The last person to see McGarry alive (according to Hanline), Koni Burgess, was never interviewed. Burgess said she was at McGarry’s house along with Robertson the night he disappeared. According to Burgess, McGarry himself had dropped her off at a bar that night, telling her that he and Robertson needed to “do some business.”
Without these documents and interviews, there was no way for the defense to prove Hanline’s innocence. Had they been available, he argues, he could have been saved 36 years behind bars. Among the list of things Hanline suffered as a direct result of these omissions: “great mental and physical pain, suffering, anguish, fright, anxiety, shock, humiliation, indignity, embarrassment, and harm to reputation.” The damages in sum, it says, are to be determined at trial.
While there aren’t many public cases of former inmates suing the people who wrongfully imprisoned them, there are many who are wrongfully convicted. It’s impossible to verify exactly how many inmates are serving sentences for crimes they did not commit.
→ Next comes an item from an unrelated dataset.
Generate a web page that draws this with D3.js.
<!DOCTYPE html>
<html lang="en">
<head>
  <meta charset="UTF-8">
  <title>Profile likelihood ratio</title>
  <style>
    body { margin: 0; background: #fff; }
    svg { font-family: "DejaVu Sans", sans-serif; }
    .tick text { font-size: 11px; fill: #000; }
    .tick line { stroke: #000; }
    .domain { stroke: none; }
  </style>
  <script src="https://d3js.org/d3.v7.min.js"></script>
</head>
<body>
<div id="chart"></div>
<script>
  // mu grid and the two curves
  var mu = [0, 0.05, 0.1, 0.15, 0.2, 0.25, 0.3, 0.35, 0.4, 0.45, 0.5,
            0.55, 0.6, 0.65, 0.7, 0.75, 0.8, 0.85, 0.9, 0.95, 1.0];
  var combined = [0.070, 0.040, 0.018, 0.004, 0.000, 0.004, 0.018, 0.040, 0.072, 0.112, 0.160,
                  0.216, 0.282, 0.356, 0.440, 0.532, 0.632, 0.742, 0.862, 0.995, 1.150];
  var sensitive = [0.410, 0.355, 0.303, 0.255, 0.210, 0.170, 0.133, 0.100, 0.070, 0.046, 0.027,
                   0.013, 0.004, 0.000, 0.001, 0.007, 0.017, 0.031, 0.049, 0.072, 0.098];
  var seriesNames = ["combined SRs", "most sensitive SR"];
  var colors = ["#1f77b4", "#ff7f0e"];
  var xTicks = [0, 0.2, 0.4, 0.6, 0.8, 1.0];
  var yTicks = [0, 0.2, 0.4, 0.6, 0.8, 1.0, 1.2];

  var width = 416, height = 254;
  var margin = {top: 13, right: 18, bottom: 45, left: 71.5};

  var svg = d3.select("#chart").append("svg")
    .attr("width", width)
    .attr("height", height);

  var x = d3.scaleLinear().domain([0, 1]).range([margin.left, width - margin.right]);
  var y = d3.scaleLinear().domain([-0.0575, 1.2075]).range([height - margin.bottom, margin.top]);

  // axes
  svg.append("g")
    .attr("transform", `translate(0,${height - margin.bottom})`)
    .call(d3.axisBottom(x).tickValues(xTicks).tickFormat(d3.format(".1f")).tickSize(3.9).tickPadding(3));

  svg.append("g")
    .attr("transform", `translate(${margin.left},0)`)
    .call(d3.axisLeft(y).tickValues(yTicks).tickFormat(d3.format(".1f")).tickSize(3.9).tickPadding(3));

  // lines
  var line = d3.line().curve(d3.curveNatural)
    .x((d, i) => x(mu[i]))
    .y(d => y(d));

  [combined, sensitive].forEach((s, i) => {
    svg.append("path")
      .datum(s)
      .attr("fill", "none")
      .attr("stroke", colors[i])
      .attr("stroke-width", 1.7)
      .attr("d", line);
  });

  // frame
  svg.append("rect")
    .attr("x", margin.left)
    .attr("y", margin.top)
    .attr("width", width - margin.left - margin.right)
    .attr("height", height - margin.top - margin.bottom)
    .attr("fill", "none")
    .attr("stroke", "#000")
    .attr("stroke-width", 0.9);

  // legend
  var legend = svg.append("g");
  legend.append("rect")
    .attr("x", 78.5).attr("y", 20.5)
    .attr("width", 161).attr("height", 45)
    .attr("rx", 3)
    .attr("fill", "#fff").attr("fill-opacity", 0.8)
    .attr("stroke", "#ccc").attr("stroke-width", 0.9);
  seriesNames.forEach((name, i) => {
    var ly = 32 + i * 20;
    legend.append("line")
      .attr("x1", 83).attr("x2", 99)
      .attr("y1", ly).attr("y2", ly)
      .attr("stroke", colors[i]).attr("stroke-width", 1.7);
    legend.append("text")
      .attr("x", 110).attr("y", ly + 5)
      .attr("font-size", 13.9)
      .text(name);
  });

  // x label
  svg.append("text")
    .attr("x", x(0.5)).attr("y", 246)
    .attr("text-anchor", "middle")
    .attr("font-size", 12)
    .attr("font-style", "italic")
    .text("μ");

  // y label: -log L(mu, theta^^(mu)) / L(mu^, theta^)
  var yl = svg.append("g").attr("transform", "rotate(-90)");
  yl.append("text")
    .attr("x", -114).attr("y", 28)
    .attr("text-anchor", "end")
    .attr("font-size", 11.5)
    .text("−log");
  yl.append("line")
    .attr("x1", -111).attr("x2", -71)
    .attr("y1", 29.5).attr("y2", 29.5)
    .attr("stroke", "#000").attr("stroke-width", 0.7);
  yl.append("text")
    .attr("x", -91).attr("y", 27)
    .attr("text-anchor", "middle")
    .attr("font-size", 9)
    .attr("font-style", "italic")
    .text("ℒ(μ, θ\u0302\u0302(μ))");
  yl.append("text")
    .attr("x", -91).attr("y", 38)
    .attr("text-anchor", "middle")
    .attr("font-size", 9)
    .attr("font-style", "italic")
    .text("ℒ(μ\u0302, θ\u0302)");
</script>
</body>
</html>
Research on the topic has yielded a large variation in numbers, with some suggesting that there are around 10,000 innocent prisoners and others up to 120,000.
One thing that is certain is that there were more exonerations in 2014—125 total—than any year since 1989. If Hanline successfully gets damages from the Ventura County District Attorney and Sheriff’s Department, more lawsuits like this one may be just around the corner.